Objective
Nothing but the lines from the top of the data to the line holding "Chart.register(...registerables);" should be printed, word for word and both ends included; leave the pictures out.

Source excerpt
========================================================================

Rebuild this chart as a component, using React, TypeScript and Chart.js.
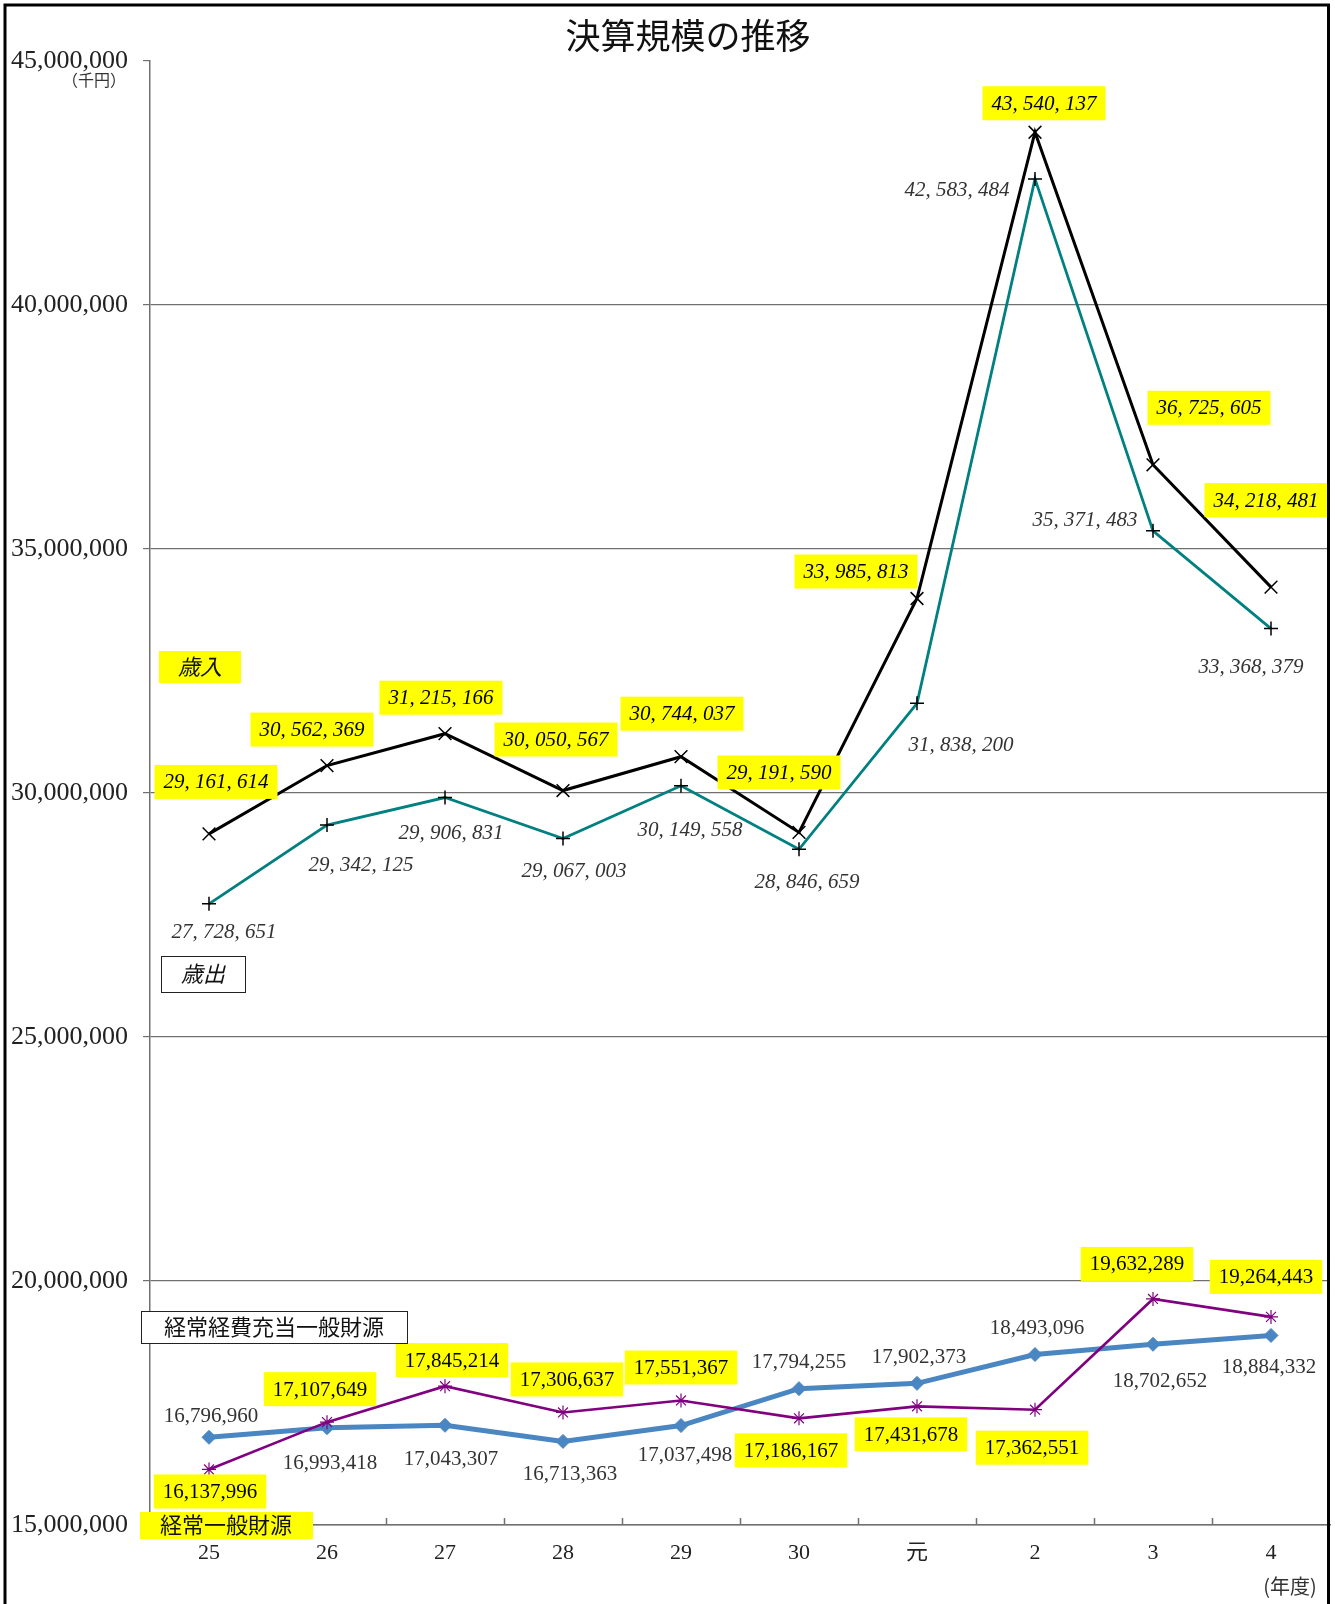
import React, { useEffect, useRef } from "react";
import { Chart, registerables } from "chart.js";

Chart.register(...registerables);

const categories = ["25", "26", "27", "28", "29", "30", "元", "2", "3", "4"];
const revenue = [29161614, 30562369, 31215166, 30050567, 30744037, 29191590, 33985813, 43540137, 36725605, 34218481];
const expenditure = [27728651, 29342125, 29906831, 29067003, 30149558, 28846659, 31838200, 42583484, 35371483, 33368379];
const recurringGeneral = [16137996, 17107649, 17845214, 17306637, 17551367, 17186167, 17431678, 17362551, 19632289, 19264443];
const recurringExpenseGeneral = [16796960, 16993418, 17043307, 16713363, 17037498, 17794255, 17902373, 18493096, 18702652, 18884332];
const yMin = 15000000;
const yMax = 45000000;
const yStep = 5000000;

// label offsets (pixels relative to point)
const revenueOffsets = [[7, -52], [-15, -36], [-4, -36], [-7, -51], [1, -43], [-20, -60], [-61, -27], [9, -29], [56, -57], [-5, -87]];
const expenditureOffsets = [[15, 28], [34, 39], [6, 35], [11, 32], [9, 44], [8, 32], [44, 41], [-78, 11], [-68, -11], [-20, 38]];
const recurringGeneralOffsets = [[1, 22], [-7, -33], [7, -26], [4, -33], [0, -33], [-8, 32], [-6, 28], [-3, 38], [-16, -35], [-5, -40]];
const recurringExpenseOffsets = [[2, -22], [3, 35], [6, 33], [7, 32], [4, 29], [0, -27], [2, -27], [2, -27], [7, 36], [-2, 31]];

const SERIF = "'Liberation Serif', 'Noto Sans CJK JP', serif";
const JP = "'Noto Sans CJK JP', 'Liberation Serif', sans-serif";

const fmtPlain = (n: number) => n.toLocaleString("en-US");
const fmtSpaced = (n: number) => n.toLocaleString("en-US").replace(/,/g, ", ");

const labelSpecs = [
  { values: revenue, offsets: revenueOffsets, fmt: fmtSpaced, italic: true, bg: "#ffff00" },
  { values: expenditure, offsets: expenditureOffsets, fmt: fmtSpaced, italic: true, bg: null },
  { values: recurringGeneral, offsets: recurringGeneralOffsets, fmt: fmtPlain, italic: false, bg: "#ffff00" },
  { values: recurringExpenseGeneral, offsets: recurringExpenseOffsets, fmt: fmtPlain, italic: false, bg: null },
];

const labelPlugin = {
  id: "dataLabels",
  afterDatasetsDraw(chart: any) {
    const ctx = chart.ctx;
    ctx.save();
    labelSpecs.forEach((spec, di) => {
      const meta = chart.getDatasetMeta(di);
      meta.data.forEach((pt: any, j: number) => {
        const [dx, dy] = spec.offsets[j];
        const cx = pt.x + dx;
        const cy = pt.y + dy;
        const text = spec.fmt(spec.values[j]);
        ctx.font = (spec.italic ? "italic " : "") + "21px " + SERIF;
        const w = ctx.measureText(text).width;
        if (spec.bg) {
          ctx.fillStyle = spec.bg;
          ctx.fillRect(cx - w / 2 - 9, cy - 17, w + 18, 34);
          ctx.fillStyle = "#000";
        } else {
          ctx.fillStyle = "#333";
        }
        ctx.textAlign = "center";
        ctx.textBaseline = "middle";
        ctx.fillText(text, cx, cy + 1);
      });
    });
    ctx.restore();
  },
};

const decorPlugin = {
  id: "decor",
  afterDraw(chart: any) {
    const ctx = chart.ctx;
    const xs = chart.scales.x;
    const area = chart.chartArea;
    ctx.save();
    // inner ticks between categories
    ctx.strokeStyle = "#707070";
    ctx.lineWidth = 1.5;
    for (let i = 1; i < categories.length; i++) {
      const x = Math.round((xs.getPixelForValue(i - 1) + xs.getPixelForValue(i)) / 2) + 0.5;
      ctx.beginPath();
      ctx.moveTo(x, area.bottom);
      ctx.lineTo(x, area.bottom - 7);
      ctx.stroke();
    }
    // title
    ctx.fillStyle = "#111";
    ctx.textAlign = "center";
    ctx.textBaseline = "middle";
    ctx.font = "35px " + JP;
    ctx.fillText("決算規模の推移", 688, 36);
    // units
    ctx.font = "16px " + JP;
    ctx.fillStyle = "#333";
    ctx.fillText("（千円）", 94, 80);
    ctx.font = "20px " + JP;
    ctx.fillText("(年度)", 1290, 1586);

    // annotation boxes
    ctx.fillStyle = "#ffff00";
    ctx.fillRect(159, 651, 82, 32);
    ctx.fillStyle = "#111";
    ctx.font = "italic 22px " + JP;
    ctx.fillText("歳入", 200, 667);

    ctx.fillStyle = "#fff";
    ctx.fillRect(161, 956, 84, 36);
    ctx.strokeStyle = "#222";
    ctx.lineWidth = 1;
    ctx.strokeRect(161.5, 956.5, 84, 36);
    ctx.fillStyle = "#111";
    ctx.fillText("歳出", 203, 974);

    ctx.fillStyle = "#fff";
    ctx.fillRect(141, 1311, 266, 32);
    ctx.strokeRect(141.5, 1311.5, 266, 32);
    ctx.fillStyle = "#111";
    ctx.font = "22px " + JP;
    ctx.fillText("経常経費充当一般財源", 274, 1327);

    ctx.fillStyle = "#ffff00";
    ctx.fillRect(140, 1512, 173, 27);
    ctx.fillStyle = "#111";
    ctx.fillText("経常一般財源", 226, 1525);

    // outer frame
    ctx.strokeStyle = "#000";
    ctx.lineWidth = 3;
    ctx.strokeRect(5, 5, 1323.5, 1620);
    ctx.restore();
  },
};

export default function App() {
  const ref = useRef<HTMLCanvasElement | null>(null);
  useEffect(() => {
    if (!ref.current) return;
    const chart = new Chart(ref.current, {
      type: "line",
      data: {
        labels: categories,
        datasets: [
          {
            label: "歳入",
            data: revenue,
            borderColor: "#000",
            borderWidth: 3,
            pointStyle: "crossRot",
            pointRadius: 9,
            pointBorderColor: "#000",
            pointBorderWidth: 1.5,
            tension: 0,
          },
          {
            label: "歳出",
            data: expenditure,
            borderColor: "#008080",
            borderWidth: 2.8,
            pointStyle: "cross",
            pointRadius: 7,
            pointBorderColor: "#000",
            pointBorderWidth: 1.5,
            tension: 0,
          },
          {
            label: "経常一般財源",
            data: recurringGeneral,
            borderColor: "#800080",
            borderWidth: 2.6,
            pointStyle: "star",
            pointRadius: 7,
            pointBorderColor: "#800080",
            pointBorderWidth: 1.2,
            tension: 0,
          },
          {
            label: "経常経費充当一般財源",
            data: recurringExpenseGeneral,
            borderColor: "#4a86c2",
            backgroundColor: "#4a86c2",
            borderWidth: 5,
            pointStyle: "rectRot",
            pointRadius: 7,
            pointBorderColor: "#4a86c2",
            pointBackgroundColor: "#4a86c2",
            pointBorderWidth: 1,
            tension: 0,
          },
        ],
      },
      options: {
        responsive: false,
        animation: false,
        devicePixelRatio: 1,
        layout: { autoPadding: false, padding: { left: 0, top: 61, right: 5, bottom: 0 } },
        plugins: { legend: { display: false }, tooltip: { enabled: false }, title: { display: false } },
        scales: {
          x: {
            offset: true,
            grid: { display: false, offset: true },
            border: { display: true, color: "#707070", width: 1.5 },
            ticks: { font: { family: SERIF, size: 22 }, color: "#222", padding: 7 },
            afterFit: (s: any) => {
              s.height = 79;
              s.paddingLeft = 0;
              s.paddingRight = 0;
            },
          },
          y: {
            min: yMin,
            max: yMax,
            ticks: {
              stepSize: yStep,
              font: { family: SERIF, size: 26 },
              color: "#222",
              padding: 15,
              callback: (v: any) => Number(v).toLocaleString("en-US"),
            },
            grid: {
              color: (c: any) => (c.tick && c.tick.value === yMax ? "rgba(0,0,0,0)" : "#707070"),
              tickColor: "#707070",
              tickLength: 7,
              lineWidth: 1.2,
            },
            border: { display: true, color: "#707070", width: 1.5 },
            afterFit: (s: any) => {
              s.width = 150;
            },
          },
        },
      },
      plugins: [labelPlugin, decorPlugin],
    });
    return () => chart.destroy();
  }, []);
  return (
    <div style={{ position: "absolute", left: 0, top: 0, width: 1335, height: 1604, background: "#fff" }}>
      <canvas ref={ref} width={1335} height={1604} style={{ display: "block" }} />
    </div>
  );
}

========================================================================

Response to this task
Rebuild this chart as a component, using React, TypeScript and Chart.js.
import React, { useEffect, useRef } from "react";
import { Chart, registerables } from "chart.js";

Chart.register(...registerables);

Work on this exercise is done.